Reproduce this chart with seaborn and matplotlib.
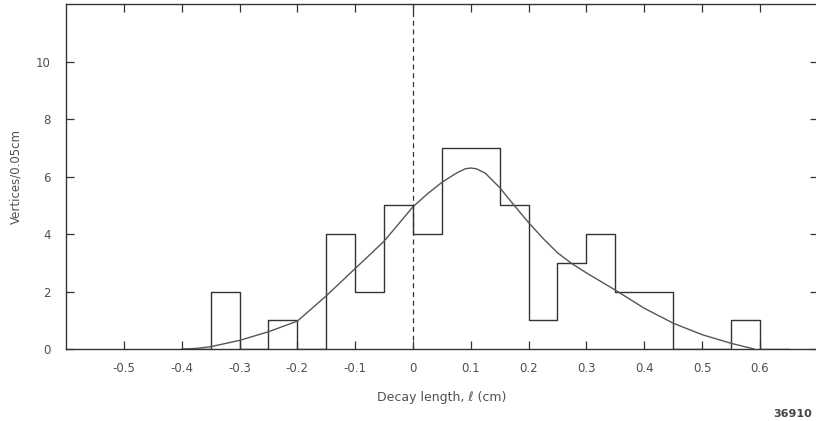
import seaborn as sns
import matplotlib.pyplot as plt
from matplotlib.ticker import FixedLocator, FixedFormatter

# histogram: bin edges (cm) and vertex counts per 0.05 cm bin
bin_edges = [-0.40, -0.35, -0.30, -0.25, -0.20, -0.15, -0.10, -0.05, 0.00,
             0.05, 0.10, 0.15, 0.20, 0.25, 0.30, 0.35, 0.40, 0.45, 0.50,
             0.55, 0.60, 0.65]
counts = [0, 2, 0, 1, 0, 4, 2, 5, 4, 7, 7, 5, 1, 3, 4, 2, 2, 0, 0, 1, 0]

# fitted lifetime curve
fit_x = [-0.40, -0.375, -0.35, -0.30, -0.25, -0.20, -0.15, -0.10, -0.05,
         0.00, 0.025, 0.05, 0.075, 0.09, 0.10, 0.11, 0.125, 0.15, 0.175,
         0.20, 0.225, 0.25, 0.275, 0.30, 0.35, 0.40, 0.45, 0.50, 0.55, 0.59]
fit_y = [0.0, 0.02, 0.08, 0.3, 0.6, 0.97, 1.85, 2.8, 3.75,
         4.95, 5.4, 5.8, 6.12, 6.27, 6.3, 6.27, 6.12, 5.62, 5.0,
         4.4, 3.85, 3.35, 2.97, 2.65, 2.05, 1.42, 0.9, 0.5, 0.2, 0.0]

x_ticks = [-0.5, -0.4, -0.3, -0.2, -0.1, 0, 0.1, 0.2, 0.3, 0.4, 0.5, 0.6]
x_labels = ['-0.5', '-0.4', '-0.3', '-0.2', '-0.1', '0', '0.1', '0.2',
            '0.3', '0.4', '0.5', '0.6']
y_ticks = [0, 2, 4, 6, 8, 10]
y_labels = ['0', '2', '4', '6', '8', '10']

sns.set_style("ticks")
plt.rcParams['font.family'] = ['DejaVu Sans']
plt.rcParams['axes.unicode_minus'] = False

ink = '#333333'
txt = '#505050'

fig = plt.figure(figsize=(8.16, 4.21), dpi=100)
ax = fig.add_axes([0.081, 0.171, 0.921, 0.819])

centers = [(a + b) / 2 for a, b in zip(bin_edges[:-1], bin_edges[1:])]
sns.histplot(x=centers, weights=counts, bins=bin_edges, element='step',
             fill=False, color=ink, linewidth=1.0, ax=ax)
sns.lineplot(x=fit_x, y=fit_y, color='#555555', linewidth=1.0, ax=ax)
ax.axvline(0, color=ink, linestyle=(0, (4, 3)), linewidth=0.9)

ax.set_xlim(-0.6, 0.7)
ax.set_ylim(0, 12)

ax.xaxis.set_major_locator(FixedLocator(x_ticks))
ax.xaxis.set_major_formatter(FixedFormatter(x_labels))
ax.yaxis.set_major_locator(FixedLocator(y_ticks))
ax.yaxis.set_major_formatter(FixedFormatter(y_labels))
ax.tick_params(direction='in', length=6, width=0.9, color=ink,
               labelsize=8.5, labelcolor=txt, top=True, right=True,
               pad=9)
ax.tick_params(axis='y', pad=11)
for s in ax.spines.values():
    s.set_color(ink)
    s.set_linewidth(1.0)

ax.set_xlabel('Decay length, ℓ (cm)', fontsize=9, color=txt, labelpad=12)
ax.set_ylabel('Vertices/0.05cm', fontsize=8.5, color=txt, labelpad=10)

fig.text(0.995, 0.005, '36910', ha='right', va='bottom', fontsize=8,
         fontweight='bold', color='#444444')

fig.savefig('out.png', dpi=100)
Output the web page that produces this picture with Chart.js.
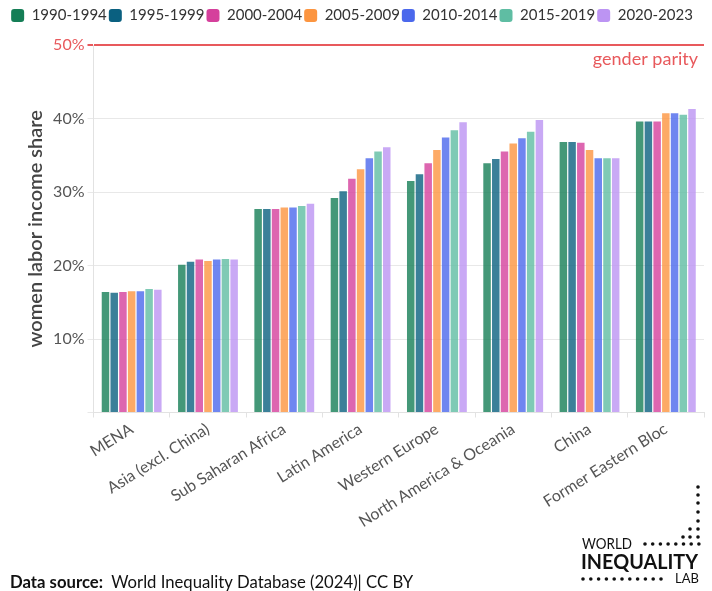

----

Exercise directions: Across the material above, count every line holding "matplotlib" and write down only the number.

Complete answer: 3